Leave out the pictures and reproduce all of the data exactly.

#### GIVEN DATA

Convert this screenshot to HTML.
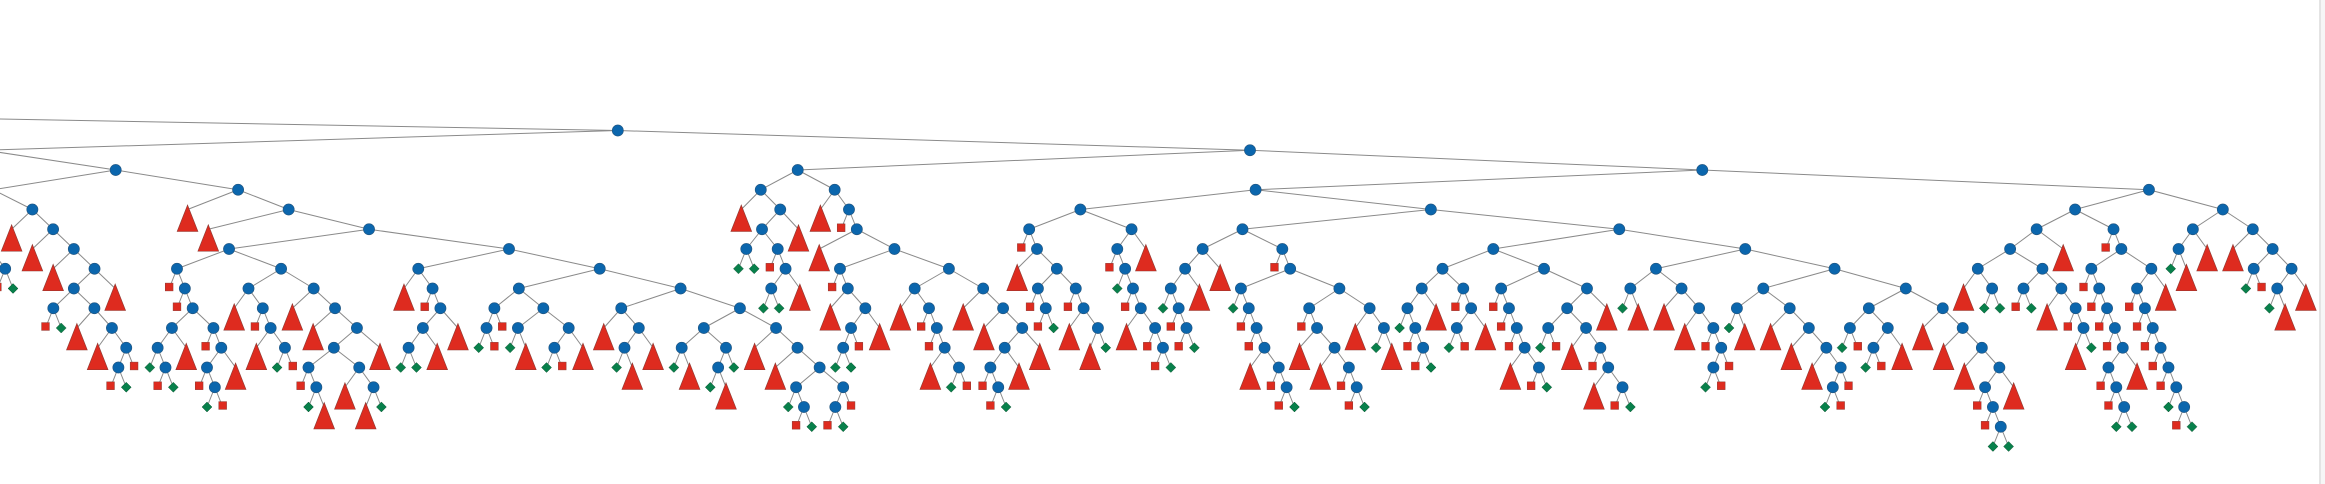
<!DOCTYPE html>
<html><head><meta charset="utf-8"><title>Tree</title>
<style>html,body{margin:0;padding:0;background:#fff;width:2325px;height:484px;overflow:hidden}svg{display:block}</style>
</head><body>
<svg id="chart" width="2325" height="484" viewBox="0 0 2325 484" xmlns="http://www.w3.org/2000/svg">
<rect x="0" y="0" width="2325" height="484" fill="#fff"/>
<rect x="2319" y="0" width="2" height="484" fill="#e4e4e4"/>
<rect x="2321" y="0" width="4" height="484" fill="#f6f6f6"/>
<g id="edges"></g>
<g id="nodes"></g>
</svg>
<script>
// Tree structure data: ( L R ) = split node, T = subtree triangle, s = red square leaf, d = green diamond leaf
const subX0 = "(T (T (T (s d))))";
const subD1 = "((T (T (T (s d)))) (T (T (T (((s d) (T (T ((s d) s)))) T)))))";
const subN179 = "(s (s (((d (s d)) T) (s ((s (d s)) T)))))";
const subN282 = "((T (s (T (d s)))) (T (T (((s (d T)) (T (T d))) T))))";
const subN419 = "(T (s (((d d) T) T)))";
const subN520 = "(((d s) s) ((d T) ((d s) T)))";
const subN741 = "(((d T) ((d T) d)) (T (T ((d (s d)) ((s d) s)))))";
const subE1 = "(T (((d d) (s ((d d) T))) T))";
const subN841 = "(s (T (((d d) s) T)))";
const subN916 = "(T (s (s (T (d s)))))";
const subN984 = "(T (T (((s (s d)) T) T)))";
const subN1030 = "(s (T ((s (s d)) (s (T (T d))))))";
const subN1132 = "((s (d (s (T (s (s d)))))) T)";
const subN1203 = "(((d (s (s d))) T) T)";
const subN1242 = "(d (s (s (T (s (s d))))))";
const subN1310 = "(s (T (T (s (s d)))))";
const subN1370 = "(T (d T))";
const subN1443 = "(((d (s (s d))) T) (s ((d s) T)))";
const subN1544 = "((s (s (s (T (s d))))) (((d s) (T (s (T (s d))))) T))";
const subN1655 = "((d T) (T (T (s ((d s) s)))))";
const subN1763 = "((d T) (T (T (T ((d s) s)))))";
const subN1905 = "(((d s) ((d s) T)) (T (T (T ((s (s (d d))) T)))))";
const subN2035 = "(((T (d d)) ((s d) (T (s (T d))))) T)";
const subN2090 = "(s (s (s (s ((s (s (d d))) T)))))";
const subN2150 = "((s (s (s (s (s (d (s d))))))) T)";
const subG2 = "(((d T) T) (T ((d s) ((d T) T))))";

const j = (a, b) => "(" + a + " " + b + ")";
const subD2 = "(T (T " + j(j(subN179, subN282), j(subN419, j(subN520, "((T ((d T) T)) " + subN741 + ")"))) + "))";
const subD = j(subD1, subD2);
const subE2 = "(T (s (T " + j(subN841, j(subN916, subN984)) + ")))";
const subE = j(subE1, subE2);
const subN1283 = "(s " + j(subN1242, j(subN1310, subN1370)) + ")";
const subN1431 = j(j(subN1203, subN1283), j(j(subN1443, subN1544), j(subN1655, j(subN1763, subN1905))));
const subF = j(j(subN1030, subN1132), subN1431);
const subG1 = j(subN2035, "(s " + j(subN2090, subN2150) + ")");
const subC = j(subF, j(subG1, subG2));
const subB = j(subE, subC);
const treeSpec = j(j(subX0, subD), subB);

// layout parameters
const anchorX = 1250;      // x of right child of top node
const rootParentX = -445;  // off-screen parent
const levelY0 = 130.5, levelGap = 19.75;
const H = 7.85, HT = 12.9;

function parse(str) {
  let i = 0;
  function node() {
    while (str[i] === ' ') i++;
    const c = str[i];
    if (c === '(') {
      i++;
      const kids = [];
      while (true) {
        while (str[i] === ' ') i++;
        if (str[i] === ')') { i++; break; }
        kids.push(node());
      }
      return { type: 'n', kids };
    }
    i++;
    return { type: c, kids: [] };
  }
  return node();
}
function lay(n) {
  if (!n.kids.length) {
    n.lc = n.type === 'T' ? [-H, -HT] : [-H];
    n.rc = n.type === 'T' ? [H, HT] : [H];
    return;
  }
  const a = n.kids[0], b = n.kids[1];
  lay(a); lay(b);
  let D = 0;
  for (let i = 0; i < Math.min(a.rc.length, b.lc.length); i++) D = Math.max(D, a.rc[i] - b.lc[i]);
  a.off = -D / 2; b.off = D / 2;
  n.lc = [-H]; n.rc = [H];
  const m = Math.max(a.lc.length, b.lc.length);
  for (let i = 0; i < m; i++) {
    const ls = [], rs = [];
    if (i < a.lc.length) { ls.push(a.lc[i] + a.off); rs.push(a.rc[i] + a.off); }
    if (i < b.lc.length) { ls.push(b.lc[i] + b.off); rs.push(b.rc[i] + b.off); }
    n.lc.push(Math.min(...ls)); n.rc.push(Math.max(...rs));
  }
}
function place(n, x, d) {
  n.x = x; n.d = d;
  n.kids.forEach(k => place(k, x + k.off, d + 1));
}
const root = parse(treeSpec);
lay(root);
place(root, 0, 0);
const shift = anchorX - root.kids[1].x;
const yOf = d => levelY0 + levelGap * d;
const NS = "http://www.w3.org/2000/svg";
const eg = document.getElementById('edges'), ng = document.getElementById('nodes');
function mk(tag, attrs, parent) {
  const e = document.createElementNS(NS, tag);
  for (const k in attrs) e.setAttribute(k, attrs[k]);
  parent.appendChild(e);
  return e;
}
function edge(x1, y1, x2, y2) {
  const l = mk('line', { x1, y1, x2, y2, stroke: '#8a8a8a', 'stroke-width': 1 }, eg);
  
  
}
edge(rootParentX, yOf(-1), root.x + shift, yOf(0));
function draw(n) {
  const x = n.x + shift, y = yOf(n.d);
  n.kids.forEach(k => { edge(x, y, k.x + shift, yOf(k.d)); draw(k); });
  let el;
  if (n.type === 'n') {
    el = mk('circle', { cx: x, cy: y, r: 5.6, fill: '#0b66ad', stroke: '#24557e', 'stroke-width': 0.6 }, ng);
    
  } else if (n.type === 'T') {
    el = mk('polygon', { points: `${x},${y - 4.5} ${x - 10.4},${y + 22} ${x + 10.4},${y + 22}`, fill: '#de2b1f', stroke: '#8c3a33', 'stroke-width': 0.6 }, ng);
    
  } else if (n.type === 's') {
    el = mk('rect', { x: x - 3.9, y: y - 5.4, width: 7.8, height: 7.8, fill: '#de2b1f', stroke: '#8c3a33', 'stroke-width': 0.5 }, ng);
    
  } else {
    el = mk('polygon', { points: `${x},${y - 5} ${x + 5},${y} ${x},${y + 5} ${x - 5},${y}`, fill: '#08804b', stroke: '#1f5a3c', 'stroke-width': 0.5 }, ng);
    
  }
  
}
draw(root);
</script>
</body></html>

########

#### REPLY TO THE TASK:
Convert this screenshot to HTML.
<!DOCTYPE html>
<html><head><meta charset="utf-8"><title>Tree</title>
<style>html,body{margin:0;padding:0;background:#fff;width:2325px;height:484px;overflow:hidden}svg{display:block}</style>
</head><body>
<svg id="chart" width="2325" height="484" viewBox="0 0 2325 484" xmlns="http://www.w3.org/2000/svg">
<rect x="0" y="0" width="2325" height="484" fill="#fff"/>
<rect x="2319" y="0" width="2" height="484" fill="#e4e4e4"/>
<rect x="2321" y="0" width="4" height="484" fill="#f6f6f6"/>
<g id="edges"></g>
<g id="nodes"></g>
</svg>
<script>
// Tree structure data: ( L R ) = split node, T = subtree triangle, s = red square leaf, d = green diamond leaf
const subX0 = "(T (T (T (s d))))";
const subD1 = "((T (T (T (s d)))) (T (T (T (((s d) (T (T ((s d) s)))) T)))))";
const subN179 = "(s (s (((d (s d)) T) (s ((s (d s)) T)))))";
const subN282 = "((T (s (T (d s)))) (T (T (((s (d T)) (T (T d))) T))))";
const subN419 = "(T (s (((d d) T) T)))";
const subN520 = "(((d s) s) ((d T) ((d s) T)))";
const subN741 = "(((d T) ((d T) d)) (T (T ((d (s d)) ((s d) s)))))";
const subE1 = "(T (((d d) (s ((d d) T))) T))";
const subN841 = "(s (T (((d d) s) T)))";
const subN916 = "(T (s (s (T (d s)))))";
const subN984 = "(T (T (((s (s d)) T) T)))";
const subN1030 = "(s (T ((s (s d)) (s (T (T d))))))";
const subN1132 = "((s (d (s (T (s (s d)))))) T)";
const subN1203 = "(((d (s (s d))) T) T)";
const subN1242 = "(d (s (s (T (s (s d))))))";
const subN1310 = "(s (T (T (s (s d)))))";
const subN1370 = "(T (d T))";
const subN1443 = "(((d (s (s d))) T) (s ((d s) T)))";
const subN1544 = "((s (s (s (T (s d))))) (((d s) (T (s (T (s d))))) T))";
const subN1655 = "((d T) (T (T (s ((d s) s)))))";
const subN1763 = "((d T) (T (T (T ((d s) s)))))";
const subN1905 = "(((d s) ((d s) T)) (T (T (T ((s (s (d d))) T)))))";
const subN2035 = "(((T (d d)) ((s d) (T (s (T d))))) T)";
const subN2090 = "(s (s (s (s ((s (s (d d))) T)))))";
const subN2150 = "((s (s (s (s (s (d (s d))))))) T)";
const subG2 = "(((d T) T) (T ((d s) ((d T) T))))";

const j = (a, b) => "(" + a + " " + b + ")";
const subD2 = "(T (T " + j(j(subN179, subN282), j(subN419, j(subN520, "((T ((d T) T)) " + subN741 + ")"))) + "))";
const subD = j(subD1, subD2);
const subE2 = "(T (s (T " + j(subN841, j(subN916, subN984)) + ")))";
const subE = j(subE1, subE2);
const subN1283 = "(s " + j(subN1242, j(subN1310, subN1370)) + ")";
const subN1431 = j(j(subN1203, subN1283), j(j(subN1443, subN1544), j(subN1655, j(subN1763, subN1905))));
const subF = j(j(subN1030, subN1132), subN1431);
const subG1 = j(subN2035, "(s " + j(subN2090, subN2150) + ")");
const subC = j(subF, j(subG1, subG2));
const subB = j(subE, subC);
const treeSpec = j(j(subX0, subD), subB);

// layout parameters
const anchorX = 1250;      // x of right child of top node
const rootParentX = -445;  // off-screen parent
const levelY0 = 130.5, levelGap = 19.75;
const H = 7.85, HT = 12.9;

function parse(str) {
  let i = 0;
  function node() {
    while (str[i] === ' ') i++;
    const c = str[i];
    if (c === '(') {
      i++;
      const kids = [];
      while (true) {
        while (str[i] === ' ') i++;
        if (str[i] === ')') { i++; break; }
        kids.push(node());
      }
      return { type: 'n', kids };
    }
    i++;
    return { type: c, kids: [] };
  }
  return node();
}
function lay(n) {
  if (!n.kids.length) {
    n.lc = n.type === 'T' ? [-H, -HT] : [-H];
    n.rc = n.type === 'T' ? [H, HT] : [H];
    return;
  }
  const a = n.kids[0], b = n.kids[1];
  lay(a); lay(b);
  let D = 0;
  for (let i = 0; i < Math.min(a.rc.length, b.lc.length); i++) D = Math.max(D, a.rc[i] - b.lc[i]);
  a.off = -D / 2; b.off = D / 2;
  n.lc = [-H]; n.rc = [H];
  const m = Math.max(a.lc.length, b.lc.length);
  for (let i = 0; i < m; i++) {
    const ls = [], rs = [];
    if (i < a.lc.length) { ls.push(a.lc[i] + a.off); rs.push(a.rc[i] + a.off); }
    if (i < b.lc.length) { ls.push(b.lc[i] + b.off); rs.push(b.rc[i] + b.off); }
    n.lc.push(Math.min(...ls)); n.rc.push(Math.max(...rs));
  }
}
function place(n, x, d) {
  n.x = x; n.d = d;
  n.kids.forEach(k => place(k, x + k.off, d + 1));
}
const root = parse(treeSpec);
lay(root);
place(root, 0, 0);
const shift = anchorX - root.kids[1].x;
const yOf = d => levelY0 + levelGap * d;
const NS = "http://www.w3.org/2000/svg";
const eg = document.getElementById('edges'), ng = document.getElementById('nodes');
function mk(tag, attrs, parent) {
  const e = document.createElementNS(NS, tag);
  for (const k in attrs) e.setAttribute(k, attrs[k]);
  parent.appendChild(e);
  return e;
}
function edge(x1, y1, x2, y2) {
  const l = mk('line', { x1, y1, x2, y2, stroke: '#8a8a8a', 'stroke-width': 1 }, eg);
  
  
}
edge(rootParentX, yOf(-1), root.x + shift, yOf(0));
function draw(n) {
  const x = n.x + shift, y = yOf(n.d);
  n.kids.forEach(k => { edge(x, y, k.x + shift, yOf(k.d)); draw(k); });
  let el;
  if (n.type === 'n') {
    el = mk('circle', { cx: x, cy: y, r: 5.6, fill: '#0b66ad', stroke: '#24557e', 'stroke-width': 0.6 }, ng);
    
  } else if (n.type === 'T') {
    el = mk('polygon', { points: `${x},${y - 4.5} ${x - 10.4},${y + 22} ${x + 10.4},${y + 22}`, fill: '#de2b1f', stroke: '#8c3a33', 'stroke-width': 0.6 }, ng);
    
  } else if (n.type === 's') {
    el = mk('rect', { x: x - 3.9, y: y - 5.4, width: 7.8, height: 7.8, fill: '#de2b1f', stroke: '#8c3a33', 'stroke-width': 0.5 }, ng);
    
  } else {
    el = mk('polygon', { points: `${x},${y - 5} ${x + 5},${y} ${x},${y + 5} ${x - 5},${y}`, fill: '#08804b', stroke: '#1f5a3c', 'stroke-width': 0.5 }, ng);
    
  }
  
}
draw(root);
</script>
</body></html>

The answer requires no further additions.